Мария и Иосиф пробираются по внутренним дворам, где воздух наполнен мычанием коров, блеянием овец и запахом скотины: здесь священники готовят животных к ритуальной смерти на алтарях, здесь свежуют туши и выливают литры крови, выпущенные из тела при жертвенном убийстве. Ритуальные жертвоприношения животных – важная часть повседневной жизни Храма. Корову или овцу убивают ради прощения грехов ее хозяина. Густой запах крови витает в воздухе.
Наконец снаружи, на террасе, с которой на Пасху и другие праздники мудрецы и книжники учат верующих Писанию, Мария слышит голос Иисуса. Однако слова из его уст звучат так, словно вовсе не принадлежат ее сыну. Никогда Иисус не демонстрировал таких глубоких познаний в иудейском законе и обычаях. Мария и Иосиф потрясенно ахают, слыша, как легко он говорит о Боге.

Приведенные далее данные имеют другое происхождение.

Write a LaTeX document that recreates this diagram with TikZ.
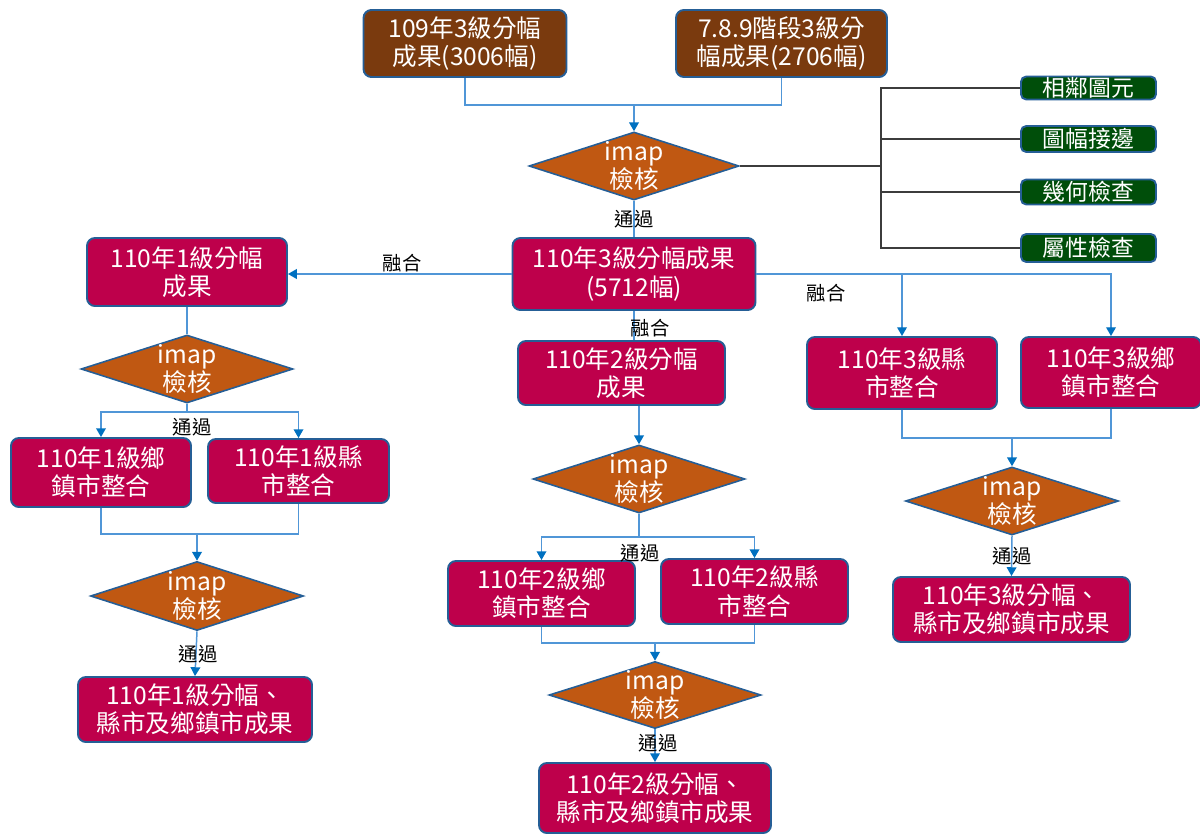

Однако они рассержены, что вполне понятно.
– Чадо! – восклицает мать. – Что ты сделал с нами? Вот, отец твой и я с великою скорбью искали тебя!

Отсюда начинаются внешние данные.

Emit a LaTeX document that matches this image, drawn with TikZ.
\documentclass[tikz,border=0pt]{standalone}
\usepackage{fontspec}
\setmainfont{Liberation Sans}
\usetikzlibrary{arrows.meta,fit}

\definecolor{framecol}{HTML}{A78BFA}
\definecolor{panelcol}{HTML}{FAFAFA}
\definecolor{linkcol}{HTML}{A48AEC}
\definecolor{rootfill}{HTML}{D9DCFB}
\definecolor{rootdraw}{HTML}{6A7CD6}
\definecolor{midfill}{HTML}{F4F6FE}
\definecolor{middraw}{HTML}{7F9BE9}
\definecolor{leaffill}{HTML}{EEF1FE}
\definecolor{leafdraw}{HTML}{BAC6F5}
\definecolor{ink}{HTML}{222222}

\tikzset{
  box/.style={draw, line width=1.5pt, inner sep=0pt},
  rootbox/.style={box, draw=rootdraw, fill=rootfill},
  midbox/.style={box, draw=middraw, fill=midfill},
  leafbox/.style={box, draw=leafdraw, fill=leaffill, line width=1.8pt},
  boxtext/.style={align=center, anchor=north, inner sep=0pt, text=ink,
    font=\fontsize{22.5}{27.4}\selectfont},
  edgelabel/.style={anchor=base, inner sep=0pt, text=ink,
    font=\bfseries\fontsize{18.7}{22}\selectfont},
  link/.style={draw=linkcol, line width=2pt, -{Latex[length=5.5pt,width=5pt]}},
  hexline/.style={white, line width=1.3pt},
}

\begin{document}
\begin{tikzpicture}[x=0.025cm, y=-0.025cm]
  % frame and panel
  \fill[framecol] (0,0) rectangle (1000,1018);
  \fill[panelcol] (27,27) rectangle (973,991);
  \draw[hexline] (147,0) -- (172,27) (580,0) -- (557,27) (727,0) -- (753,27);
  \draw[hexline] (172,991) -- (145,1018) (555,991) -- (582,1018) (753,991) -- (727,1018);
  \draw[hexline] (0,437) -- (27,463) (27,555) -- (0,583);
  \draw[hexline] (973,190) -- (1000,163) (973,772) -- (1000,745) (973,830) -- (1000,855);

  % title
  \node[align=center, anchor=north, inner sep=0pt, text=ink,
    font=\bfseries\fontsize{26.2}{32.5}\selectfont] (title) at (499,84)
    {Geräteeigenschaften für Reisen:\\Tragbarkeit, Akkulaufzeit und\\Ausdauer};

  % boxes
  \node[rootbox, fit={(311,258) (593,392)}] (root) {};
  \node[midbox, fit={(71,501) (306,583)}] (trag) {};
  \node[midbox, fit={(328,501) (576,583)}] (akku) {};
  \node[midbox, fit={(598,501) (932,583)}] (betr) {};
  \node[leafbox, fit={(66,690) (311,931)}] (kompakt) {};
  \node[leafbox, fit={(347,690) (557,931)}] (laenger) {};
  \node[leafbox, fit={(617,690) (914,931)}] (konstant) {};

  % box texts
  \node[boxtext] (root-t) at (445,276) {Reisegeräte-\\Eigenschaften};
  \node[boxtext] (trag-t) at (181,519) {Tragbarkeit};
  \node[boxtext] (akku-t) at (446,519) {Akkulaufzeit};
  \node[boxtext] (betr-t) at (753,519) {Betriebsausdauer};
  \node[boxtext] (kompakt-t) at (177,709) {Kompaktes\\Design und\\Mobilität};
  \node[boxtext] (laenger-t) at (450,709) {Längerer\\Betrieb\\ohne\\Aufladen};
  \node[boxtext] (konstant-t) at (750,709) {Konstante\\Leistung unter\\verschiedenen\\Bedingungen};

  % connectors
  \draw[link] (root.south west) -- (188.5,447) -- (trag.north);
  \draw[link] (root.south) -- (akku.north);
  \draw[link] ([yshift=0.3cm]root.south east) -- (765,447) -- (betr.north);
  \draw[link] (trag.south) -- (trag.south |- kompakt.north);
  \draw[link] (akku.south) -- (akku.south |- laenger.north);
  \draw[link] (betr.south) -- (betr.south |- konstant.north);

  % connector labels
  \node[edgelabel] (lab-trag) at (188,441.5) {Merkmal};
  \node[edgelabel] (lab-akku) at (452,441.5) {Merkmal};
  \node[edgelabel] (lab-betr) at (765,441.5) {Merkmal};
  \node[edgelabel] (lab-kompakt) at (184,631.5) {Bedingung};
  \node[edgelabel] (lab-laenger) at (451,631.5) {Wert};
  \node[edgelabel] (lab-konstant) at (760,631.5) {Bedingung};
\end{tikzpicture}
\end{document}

– Зачем вам было искать меня? – простодушно отвечает он. – Или вы не знали, что мне должно быть в том, что принадлежит Отцу моему?[20]
Если бы ответ Иисуса услышали многознающие храмовые раввины, он определенно привлек бы их внимание. Похоже, мальчик называет Бога своим отцом, и не фигурально, а в буквальном смысле! Это же настоящее богохульство, притязание на божественность, которое в их глазах ничем не отличается от притязаний Цезаря Августа. Римский император – не иудей и не может отвечать за нарушение иудейского закона. Но для иудея наказание за такие слова, согласно заветам праотца Моисея, – смерть.
Иисус – иудей. А иудейский закон гласит: если кто повинен в богохульстве, пусть все собрание возложит на него руки, а затем отой-дет и бросает камни в его беззащитную голову и тело, пока он не упадет на землю и не умрет.
Такая судьба могла ждать Иисуса из Назарета. Ибо не Иосифа – плотника, сына Иакова, человека, беспомощно стоящего сейчас рядом с Марией в храмовом дворе, – он назвал отцом. Нет, своим законным родителем назвал он единого истинного Бога иудеев, Творца неба и земли.